Filter the data below for the string "this" and copy each matching line.

* [MATERIAL TO PROCESS]
• • • • •
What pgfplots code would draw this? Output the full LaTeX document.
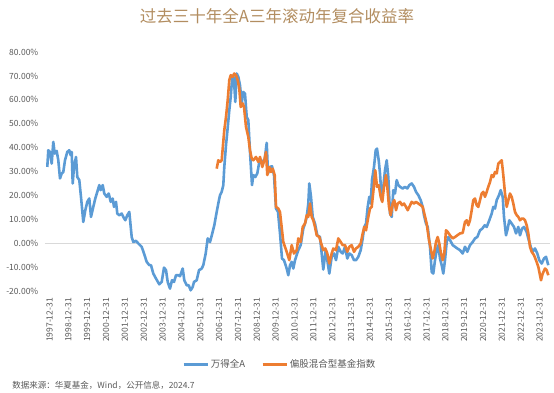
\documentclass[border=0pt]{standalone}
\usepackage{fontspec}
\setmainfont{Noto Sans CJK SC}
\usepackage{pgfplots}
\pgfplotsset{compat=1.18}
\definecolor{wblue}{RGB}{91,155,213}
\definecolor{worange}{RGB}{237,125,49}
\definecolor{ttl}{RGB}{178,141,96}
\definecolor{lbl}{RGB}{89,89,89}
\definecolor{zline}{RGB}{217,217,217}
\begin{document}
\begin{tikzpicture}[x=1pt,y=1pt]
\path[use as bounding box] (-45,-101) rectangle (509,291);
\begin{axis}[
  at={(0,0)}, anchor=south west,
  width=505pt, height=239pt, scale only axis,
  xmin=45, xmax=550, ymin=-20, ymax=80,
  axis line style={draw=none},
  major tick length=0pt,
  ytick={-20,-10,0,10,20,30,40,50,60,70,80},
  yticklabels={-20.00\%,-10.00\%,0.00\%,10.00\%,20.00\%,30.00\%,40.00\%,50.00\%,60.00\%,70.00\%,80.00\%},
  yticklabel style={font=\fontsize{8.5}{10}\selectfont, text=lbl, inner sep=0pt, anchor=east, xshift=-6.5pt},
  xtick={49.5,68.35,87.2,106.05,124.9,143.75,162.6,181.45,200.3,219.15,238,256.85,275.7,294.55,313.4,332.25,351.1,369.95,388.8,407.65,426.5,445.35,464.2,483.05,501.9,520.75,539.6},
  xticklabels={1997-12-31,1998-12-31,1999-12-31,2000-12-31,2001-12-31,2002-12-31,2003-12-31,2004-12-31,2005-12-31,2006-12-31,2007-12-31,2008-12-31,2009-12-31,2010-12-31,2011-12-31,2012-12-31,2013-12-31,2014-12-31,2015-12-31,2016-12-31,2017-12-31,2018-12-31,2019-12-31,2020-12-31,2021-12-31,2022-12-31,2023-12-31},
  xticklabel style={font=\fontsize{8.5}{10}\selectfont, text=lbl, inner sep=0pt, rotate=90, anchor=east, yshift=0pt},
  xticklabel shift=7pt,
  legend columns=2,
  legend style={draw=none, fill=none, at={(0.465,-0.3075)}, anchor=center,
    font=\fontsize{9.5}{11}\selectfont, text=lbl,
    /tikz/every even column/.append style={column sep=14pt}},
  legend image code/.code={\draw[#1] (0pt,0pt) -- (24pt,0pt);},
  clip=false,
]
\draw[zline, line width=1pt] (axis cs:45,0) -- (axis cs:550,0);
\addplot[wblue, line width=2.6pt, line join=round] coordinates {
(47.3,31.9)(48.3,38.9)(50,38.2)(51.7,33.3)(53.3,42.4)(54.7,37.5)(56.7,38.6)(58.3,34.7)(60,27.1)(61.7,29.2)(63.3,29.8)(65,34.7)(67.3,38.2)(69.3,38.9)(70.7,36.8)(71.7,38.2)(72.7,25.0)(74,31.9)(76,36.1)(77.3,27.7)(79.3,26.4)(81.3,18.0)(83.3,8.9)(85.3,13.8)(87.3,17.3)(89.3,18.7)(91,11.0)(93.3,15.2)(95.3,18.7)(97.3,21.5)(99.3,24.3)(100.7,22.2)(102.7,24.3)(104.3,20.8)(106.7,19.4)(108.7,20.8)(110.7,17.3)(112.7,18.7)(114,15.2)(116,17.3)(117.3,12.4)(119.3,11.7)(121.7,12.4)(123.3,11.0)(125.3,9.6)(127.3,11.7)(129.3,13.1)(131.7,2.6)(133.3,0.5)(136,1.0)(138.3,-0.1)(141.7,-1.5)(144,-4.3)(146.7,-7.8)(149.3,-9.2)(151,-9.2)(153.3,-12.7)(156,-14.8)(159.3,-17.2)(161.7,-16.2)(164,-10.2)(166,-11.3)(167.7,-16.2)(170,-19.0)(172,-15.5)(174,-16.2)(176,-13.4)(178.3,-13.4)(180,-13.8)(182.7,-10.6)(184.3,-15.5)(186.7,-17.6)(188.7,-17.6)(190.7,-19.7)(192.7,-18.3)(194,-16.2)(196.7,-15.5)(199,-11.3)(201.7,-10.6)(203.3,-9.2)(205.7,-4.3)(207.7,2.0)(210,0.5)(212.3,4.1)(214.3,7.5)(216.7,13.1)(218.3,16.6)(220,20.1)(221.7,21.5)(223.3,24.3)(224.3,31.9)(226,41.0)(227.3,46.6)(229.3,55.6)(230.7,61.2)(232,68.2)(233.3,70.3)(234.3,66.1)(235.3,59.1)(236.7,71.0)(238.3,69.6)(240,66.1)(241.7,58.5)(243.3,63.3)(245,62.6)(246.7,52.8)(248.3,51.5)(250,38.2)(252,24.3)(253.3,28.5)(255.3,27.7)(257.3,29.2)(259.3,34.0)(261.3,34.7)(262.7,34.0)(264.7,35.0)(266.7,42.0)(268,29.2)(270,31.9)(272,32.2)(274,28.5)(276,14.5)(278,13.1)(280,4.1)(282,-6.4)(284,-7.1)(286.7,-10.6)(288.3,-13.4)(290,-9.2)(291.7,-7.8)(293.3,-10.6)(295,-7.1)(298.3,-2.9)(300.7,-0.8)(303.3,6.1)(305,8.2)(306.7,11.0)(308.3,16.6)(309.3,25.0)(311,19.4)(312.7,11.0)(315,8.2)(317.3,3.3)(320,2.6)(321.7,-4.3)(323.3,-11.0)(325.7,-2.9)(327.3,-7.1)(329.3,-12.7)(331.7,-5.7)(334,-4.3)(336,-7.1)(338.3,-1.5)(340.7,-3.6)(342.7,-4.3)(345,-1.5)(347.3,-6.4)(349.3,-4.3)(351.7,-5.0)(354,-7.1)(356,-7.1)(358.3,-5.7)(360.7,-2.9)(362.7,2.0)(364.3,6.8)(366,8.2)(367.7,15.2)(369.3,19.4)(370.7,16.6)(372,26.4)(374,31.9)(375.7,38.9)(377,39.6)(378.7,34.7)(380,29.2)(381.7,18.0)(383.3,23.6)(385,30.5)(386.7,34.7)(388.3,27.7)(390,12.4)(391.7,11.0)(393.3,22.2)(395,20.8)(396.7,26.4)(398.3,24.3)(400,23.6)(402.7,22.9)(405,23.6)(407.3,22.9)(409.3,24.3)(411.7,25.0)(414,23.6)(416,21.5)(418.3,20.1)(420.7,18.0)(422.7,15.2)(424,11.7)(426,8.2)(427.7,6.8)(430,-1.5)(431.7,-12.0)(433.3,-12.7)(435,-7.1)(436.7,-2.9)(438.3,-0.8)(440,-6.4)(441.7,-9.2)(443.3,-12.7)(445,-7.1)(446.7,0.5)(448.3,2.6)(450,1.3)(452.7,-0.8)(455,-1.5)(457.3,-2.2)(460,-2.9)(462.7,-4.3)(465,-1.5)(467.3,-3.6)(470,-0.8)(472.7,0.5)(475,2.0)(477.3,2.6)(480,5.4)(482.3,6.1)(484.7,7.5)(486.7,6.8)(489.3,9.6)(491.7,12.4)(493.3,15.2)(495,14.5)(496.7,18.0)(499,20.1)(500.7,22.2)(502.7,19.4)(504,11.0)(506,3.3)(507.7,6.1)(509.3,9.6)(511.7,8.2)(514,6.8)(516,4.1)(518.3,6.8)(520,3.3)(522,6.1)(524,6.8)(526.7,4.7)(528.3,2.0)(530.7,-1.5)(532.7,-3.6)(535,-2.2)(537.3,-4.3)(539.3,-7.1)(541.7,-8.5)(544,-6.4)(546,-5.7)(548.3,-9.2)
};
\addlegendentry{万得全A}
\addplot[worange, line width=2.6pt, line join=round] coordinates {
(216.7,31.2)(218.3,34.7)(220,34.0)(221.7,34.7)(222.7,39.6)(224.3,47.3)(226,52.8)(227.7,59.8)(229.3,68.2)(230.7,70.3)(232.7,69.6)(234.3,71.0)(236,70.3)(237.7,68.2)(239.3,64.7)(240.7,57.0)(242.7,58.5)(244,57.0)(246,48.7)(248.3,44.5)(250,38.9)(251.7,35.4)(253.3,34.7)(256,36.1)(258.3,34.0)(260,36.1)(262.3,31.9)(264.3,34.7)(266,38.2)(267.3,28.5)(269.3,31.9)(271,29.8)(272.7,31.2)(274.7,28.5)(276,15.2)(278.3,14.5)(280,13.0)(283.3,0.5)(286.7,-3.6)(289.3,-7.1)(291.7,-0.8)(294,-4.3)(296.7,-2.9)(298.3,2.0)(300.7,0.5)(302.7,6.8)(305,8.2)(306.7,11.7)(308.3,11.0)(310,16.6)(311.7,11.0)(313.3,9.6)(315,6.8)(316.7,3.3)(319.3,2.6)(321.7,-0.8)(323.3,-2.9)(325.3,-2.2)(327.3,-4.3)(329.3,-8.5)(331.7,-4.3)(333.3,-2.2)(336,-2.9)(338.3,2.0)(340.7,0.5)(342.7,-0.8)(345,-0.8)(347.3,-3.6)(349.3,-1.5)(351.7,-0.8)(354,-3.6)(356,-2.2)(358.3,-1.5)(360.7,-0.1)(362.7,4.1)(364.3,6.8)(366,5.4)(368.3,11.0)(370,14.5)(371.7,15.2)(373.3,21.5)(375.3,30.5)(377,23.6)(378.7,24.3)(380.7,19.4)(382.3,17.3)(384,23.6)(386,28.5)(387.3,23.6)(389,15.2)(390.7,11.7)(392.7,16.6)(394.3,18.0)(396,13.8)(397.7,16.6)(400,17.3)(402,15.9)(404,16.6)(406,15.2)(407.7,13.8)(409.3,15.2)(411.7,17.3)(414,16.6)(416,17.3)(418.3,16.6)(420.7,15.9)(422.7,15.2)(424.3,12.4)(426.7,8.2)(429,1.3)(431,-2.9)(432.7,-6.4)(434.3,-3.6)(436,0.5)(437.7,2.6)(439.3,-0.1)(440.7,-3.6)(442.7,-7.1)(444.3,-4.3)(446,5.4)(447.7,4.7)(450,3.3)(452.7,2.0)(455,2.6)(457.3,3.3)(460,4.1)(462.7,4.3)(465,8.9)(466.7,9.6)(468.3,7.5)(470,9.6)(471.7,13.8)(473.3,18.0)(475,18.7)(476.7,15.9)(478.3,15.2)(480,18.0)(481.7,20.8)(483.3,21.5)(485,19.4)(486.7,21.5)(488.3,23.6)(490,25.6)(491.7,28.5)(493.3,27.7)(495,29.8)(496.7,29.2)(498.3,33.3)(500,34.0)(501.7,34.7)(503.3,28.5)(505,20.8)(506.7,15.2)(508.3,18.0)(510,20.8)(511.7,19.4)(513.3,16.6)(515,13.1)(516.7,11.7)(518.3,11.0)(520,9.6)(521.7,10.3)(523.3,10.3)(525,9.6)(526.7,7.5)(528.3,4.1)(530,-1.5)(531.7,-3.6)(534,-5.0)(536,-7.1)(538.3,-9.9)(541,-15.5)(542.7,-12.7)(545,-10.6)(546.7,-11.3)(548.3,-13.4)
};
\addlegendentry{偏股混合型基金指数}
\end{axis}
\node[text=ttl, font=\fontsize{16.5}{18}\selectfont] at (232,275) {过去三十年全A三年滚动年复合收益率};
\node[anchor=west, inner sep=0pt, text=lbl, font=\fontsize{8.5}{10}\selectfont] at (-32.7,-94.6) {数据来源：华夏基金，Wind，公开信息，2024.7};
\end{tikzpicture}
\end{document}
• • • • •
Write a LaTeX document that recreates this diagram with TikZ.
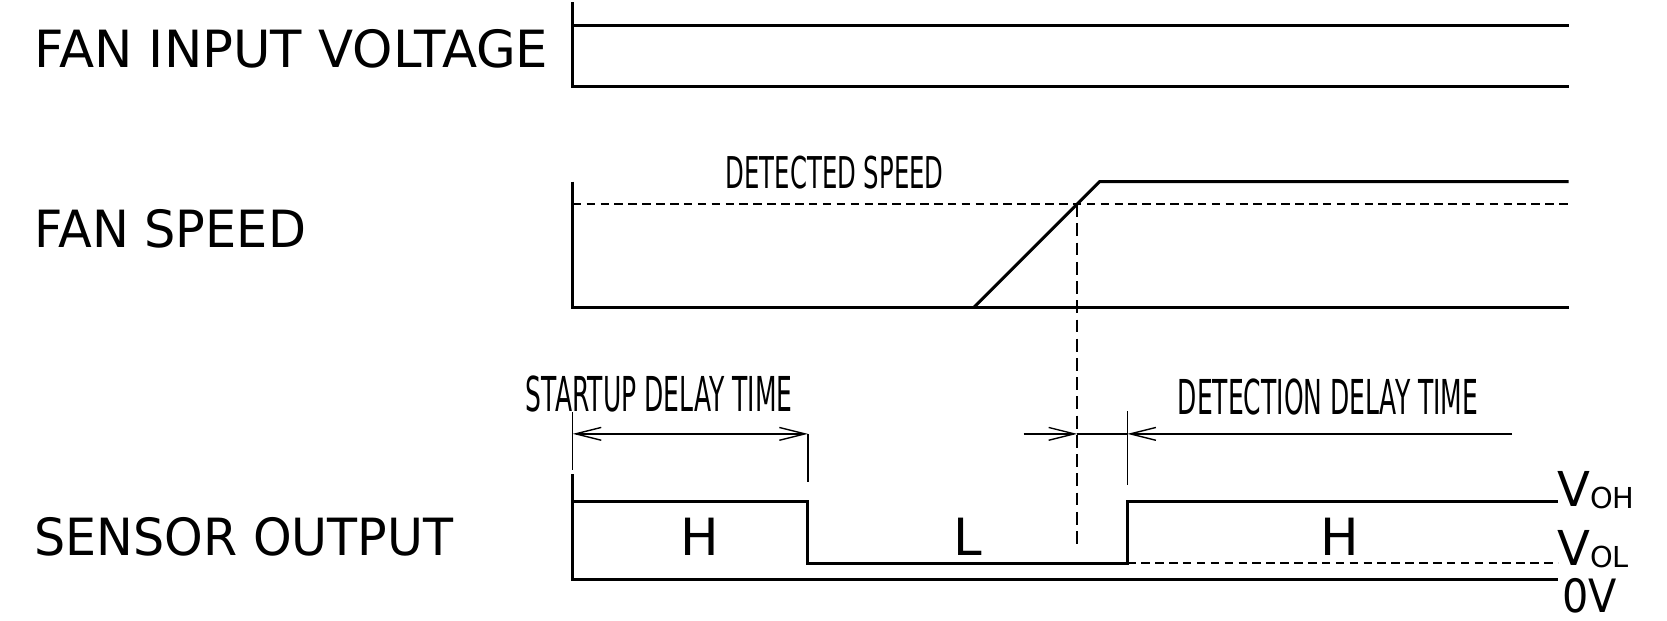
• • • • •
* [WRITTEN RESPONSE]
What pgfplots code would draw this? Output the full LaTeX document.
Write a LaTeX document that recreates this diagram with TikZ.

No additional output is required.